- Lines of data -
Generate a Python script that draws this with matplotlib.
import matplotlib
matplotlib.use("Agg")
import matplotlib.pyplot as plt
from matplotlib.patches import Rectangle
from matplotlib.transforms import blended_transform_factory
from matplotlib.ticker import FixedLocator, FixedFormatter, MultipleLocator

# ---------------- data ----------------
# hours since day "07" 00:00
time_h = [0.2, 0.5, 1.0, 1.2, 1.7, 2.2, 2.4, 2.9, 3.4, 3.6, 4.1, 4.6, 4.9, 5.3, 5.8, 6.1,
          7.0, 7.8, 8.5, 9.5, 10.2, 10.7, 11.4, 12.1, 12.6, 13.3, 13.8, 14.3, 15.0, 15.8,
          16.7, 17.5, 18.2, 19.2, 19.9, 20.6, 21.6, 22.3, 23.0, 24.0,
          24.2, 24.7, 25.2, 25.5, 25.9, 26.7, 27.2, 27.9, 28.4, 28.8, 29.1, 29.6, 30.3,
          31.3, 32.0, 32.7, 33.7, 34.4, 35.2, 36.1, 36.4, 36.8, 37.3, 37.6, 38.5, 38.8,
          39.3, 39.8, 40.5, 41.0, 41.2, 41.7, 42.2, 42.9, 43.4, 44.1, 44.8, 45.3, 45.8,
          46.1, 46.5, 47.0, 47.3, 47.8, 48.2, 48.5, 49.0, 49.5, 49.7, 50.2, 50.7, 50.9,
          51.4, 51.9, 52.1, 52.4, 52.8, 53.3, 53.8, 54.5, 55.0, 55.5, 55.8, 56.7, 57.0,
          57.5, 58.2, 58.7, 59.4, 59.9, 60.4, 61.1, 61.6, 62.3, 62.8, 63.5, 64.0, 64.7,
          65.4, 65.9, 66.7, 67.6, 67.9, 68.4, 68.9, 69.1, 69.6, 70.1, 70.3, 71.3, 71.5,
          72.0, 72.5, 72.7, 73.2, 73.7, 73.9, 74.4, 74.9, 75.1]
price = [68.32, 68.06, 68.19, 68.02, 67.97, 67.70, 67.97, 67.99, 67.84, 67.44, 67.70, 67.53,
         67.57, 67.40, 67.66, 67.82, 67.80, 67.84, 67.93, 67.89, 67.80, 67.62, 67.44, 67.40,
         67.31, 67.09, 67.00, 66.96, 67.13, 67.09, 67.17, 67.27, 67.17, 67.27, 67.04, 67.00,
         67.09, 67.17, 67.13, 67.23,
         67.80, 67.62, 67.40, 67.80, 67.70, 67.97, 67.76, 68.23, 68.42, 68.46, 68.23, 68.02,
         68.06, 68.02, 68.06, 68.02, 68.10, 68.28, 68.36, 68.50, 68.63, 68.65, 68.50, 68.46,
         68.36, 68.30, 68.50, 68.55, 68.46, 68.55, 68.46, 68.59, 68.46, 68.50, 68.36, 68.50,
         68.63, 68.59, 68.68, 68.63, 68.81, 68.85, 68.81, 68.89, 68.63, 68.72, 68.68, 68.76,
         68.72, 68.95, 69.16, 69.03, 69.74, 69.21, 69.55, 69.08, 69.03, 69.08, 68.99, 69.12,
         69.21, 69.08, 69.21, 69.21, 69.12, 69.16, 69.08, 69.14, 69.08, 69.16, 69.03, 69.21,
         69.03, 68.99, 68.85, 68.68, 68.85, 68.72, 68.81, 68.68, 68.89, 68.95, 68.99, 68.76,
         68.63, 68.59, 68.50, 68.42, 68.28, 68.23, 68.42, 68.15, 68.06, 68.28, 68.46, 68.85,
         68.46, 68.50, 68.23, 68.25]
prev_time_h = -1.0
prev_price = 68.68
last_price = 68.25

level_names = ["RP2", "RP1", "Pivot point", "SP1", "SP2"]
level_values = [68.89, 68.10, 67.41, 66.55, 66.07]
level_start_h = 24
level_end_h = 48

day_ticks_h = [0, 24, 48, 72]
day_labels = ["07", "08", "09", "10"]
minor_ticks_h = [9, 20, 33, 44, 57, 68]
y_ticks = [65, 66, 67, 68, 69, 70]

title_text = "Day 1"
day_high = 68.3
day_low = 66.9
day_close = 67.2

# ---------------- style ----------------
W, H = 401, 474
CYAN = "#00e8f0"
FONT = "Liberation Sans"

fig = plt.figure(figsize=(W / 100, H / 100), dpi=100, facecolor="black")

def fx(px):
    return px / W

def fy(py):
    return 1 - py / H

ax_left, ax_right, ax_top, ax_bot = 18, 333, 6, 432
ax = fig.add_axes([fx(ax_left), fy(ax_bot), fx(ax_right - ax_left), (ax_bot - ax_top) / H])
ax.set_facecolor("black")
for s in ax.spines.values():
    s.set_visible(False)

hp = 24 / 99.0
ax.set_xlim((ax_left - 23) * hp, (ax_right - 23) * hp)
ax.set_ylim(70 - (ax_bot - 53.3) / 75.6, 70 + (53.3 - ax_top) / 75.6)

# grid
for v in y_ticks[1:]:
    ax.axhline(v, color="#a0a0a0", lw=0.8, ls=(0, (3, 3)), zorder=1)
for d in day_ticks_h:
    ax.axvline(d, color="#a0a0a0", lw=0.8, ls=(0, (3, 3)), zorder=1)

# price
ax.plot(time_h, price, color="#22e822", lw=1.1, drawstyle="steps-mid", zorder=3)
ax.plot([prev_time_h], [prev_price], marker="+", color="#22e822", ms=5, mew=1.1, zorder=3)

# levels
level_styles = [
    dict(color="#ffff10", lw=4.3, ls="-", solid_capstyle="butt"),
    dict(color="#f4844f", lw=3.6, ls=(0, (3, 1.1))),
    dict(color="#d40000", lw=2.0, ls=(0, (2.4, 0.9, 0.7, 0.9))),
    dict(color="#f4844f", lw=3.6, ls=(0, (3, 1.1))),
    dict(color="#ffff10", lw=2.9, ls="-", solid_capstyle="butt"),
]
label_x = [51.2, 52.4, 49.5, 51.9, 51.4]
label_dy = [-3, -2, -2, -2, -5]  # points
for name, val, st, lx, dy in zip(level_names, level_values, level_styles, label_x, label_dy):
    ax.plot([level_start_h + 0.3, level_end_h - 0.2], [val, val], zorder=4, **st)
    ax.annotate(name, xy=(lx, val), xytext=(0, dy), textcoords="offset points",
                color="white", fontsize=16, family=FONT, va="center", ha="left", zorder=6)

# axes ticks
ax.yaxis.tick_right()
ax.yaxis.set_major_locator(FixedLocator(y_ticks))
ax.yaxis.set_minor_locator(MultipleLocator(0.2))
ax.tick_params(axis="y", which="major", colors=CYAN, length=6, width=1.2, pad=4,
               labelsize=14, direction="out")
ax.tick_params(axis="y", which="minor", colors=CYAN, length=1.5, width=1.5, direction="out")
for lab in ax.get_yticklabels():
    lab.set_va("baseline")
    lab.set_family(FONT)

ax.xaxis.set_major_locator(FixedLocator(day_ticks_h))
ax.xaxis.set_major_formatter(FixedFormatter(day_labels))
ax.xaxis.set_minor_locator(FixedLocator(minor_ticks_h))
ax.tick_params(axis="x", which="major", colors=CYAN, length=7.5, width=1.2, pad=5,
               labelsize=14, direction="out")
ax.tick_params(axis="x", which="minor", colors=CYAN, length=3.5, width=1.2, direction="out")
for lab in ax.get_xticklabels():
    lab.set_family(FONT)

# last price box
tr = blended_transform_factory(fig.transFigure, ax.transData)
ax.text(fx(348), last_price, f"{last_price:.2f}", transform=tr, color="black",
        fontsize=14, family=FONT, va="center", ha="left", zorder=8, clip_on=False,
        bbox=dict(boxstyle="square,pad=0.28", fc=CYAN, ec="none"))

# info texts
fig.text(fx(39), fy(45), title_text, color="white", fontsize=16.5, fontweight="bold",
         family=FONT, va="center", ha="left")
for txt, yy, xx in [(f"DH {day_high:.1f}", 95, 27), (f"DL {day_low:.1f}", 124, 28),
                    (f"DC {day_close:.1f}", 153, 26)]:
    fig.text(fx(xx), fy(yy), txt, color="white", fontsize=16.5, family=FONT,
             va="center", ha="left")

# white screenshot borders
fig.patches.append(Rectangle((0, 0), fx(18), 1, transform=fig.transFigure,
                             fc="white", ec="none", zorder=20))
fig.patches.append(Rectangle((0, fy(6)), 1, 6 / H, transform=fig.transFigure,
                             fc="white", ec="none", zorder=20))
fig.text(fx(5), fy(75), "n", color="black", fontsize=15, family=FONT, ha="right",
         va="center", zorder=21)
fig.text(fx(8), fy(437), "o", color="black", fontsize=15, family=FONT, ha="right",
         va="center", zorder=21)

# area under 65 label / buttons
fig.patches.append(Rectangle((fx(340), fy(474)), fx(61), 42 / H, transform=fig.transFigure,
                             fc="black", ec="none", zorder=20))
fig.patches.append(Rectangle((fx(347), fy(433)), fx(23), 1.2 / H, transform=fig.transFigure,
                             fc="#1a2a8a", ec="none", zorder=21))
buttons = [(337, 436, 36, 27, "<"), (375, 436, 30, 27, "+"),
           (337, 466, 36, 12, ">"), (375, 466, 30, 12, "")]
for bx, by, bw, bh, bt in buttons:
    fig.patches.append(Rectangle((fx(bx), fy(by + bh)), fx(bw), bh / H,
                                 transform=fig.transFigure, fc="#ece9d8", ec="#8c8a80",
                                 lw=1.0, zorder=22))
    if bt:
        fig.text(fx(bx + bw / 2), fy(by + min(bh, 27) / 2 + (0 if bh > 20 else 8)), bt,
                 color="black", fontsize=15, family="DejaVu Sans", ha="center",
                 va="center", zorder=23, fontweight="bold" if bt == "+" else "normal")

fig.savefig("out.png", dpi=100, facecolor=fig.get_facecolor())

==

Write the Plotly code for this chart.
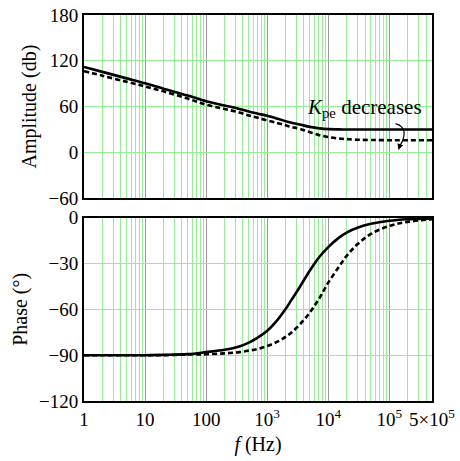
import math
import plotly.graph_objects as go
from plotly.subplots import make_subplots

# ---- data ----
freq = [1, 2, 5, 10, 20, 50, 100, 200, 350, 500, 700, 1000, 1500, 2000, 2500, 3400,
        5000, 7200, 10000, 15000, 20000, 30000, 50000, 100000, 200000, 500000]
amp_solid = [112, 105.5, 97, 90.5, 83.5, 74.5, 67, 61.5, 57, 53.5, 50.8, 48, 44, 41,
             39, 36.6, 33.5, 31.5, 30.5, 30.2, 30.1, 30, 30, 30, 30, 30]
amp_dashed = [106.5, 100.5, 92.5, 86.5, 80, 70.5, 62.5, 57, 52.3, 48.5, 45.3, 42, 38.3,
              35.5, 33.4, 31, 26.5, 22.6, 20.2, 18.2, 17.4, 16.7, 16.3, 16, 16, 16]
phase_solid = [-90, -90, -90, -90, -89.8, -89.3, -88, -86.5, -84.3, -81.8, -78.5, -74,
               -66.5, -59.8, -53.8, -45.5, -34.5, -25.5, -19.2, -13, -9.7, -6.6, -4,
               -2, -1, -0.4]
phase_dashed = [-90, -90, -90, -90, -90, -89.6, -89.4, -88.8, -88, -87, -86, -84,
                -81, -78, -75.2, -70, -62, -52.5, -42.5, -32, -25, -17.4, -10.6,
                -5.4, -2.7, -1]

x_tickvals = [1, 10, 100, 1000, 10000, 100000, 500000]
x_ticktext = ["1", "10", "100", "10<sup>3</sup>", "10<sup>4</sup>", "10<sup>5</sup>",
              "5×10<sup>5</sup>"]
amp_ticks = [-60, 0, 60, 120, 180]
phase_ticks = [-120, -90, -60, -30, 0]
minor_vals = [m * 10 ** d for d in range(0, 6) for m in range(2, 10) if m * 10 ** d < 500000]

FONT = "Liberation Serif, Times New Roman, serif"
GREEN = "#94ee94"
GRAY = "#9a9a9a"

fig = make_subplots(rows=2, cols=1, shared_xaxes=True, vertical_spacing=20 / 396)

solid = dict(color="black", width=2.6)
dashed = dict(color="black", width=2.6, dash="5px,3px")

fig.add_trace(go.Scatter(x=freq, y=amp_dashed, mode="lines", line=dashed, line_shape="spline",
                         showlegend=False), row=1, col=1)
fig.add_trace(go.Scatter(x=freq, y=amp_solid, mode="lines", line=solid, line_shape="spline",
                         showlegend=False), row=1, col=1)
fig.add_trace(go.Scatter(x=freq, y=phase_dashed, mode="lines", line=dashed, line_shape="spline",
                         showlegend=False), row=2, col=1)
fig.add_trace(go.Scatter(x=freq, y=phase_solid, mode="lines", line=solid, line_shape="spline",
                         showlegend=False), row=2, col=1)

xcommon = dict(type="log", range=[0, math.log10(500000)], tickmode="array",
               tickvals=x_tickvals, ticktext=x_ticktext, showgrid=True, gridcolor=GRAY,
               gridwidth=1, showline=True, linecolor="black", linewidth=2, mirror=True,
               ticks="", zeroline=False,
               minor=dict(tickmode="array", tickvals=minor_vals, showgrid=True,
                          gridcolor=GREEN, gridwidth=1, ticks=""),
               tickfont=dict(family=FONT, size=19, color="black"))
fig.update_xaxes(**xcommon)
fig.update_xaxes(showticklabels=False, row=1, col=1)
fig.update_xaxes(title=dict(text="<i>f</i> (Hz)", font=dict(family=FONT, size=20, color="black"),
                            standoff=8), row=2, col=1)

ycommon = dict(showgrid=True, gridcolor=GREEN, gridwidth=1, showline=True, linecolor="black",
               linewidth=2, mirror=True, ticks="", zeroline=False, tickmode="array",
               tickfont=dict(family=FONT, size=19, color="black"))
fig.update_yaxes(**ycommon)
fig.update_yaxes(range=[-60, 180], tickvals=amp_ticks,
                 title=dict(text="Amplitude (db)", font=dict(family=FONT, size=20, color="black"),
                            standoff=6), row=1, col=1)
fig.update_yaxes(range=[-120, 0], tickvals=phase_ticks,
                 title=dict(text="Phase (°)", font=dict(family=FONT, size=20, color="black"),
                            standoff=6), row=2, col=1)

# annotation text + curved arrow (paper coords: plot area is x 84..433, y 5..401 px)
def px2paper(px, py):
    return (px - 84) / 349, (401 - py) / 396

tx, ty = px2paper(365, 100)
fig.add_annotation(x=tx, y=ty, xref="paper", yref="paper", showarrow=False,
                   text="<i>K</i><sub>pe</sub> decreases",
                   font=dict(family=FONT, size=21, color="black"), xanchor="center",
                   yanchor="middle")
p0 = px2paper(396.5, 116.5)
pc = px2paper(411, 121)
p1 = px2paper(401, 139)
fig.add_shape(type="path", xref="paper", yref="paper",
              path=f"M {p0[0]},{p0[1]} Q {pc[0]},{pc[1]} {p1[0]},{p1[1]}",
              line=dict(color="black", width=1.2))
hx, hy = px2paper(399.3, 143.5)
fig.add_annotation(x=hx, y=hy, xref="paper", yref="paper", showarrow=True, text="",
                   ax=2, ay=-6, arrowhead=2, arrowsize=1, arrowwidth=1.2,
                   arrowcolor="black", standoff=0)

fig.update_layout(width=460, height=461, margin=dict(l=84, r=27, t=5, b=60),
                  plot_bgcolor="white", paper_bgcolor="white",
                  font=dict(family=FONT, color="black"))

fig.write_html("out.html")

* * *

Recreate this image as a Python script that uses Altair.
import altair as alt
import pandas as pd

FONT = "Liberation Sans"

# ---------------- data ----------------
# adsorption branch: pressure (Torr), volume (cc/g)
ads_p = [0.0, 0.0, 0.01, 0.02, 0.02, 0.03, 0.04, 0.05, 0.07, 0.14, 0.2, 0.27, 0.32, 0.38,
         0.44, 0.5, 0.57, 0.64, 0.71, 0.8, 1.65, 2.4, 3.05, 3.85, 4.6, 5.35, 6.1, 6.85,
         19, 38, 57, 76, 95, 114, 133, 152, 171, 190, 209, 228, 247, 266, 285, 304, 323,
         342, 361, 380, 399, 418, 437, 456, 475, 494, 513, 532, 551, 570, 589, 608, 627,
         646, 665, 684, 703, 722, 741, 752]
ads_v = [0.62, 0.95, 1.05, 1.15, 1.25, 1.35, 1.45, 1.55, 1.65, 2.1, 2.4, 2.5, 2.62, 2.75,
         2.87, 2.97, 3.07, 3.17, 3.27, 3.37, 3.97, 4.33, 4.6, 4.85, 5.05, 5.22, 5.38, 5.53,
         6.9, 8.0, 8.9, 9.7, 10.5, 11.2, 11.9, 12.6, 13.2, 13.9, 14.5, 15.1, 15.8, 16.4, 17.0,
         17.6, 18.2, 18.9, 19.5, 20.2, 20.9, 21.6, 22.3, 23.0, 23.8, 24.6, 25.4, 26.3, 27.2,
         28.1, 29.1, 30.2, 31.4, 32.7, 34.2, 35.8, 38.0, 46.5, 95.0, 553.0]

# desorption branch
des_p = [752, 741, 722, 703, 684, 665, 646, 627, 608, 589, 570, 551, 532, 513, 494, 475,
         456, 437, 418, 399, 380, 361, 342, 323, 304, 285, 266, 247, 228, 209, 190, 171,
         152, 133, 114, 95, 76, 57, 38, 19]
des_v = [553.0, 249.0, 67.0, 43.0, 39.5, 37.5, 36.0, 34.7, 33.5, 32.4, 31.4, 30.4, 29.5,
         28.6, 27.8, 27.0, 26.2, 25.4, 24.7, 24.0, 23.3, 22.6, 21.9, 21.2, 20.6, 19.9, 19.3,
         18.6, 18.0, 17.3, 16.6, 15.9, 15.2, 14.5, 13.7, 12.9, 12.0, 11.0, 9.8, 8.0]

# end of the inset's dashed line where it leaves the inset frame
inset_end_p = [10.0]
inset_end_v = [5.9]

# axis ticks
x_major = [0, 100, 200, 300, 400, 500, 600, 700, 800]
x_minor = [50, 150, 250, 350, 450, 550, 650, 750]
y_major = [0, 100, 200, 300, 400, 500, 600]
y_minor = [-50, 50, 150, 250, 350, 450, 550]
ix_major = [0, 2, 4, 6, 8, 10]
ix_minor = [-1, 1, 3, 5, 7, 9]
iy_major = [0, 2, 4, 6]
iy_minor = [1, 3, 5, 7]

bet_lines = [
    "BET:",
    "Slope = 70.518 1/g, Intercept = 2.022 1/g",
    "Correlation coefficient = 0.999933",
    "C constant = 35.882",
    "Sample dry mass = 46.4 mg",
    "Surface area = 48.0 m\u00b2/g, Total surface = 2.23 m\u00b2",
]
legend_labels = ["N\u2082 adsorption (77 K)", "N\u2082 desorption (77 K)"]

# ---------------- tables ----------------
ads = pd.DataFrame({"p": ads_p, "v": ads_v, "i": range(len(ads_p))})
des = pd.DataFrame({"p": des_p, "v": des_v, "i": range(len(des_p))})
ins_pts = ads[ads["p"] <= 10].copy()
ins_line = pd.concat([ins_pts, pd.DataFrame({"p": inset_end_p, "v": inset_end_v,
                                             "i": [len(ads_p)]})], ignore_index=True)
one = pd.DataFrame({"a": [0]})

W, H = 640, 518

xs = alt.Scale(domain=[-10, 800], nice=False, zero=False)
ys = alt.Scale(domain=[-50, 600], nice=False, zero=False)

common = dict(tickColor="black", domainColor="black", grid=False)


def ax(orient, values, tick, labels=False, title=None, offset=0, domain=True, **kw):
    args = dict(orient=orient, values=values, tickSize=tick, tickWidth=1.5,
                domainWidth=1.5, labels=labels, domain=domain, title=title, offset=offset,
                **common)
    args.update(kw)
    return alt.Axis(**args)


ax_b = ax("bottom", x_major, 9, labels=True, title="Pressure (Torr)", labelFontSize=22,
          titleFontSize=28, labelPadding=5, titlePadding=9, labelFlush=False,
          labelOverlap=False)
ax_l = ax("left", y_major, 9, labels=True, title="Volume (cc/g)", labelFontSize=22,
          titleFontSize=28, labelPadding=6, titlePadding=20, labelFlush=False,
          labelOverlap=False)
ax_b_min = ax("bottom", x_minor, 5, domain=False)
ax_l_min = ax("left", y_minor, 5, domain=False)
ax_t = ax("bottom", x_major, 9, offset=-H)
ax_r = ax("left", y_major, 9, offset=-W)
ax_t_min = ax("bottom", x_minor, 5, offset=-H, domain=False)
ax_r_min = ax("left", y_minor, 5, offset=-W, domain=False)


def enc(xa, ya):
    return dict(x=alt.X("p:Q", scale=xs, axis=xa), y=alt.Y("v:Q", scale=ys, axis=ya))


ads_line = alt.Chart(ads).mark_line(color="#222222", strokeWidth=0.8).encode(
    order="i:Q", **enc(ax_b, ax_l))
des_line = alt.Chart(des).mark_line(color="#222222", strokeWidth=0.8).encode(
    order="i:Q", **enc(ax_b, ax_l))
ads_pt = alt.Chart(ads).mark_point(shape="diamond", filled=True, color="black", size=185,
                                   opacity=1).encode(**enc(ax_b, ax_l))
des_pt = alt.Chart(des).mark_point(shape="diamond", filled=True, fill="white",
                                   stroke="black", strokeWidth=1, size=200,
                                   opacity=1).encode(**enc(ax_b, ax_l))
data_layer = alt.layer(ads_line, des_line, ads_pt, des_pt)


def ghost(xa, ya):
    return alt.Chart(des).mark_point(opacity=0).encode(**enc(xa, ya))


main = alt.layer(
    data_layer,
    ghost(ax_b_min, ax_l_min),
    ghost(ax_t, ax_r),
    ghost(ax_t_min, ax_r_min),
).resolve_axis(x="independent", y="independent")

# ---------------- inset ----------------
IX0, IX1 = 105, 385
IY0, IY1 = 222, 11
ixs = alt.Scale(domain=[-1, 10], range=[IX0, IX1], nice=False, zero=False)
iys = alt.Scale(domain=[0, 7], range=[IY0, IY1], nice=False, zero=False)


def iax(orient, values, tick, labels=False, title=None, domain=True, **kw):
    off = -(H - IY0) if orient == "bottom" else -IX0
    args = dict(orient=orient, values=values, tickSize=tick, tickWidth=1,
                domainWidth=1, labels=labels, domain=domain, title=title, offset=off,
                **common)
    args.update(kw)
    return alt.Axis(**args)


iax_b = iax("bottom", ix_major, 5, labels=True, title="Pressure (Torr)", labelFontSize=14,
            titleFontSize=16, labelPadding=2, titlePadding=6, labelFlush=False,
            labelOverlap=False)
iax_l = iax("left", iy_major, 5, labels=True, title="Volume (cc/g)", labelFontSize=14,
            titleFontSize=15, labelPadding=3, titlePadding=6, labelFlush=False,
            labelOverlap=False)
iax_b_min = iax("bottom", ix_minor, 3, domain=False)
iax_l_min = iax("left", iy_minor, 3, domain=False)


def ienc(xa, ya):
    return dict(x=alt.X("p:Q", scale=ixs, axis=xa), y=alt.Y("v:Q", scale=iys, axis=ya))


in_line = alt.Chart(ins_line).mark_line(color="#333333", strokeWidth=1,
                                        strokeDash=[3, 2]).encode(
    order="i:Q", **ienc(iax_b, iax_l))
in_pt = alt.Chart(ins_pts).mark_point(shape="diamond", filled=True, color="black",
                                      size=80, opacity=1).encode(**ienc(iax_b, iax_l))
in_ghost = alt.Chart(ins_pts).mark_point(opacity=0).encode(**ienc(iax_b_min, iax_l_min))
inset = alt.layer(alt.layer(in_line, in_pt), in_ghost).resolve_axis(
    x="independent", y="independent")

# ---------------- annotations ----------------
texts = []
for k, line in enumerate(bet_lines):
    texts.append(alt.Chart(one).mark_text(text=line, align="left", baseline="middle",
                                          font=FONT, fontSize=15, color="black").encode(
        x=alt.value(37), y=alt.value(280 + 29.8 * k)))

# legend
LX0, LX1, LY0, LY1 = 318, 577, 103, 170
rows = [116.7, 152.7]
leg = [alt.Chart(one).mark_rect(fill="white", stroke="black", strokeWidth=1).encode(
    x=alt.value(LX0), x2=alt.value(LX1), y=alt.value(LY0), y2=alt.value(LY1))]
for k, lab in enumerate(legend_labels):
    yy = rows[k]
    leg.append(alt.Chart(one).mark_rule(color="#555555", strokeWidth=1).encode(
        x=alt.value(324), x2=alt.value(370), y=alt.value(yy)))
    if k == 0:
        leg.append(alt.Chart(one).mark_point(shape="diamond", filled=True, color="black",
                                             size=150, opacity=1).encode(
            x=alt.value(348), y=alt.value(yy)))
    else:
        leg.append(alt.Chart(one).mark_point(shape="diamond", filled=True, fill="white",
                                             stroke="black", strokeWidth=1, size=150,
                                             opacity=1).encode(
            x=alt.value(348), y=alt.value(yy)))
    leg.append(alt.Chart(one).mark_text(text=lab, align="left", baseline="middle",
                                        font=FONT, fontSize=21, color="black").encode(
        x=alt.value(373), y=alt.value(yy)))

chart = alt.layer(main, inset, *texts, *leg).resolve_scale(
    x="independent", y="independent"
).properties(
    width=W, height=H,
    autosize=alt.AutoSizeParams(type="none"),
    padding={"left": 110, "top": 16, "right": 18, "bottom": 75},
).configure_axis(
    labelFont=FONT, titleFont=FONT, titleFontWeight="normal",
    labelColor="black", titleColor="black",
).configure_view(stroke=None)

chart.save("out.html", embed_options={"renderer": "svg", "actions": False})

- Task requirements -
Using the entries above, reproduce word for word only the lines from the one that contains "Write the Plotly code for this chart." to the one that contains "from plotly.subplots import make_subplots", both ends included, and drop every picture.

- Exercise result -
Write the Plotly code for this chart.
import math
import plotly.graph_objects as go
from plotly.subplots import make_subplots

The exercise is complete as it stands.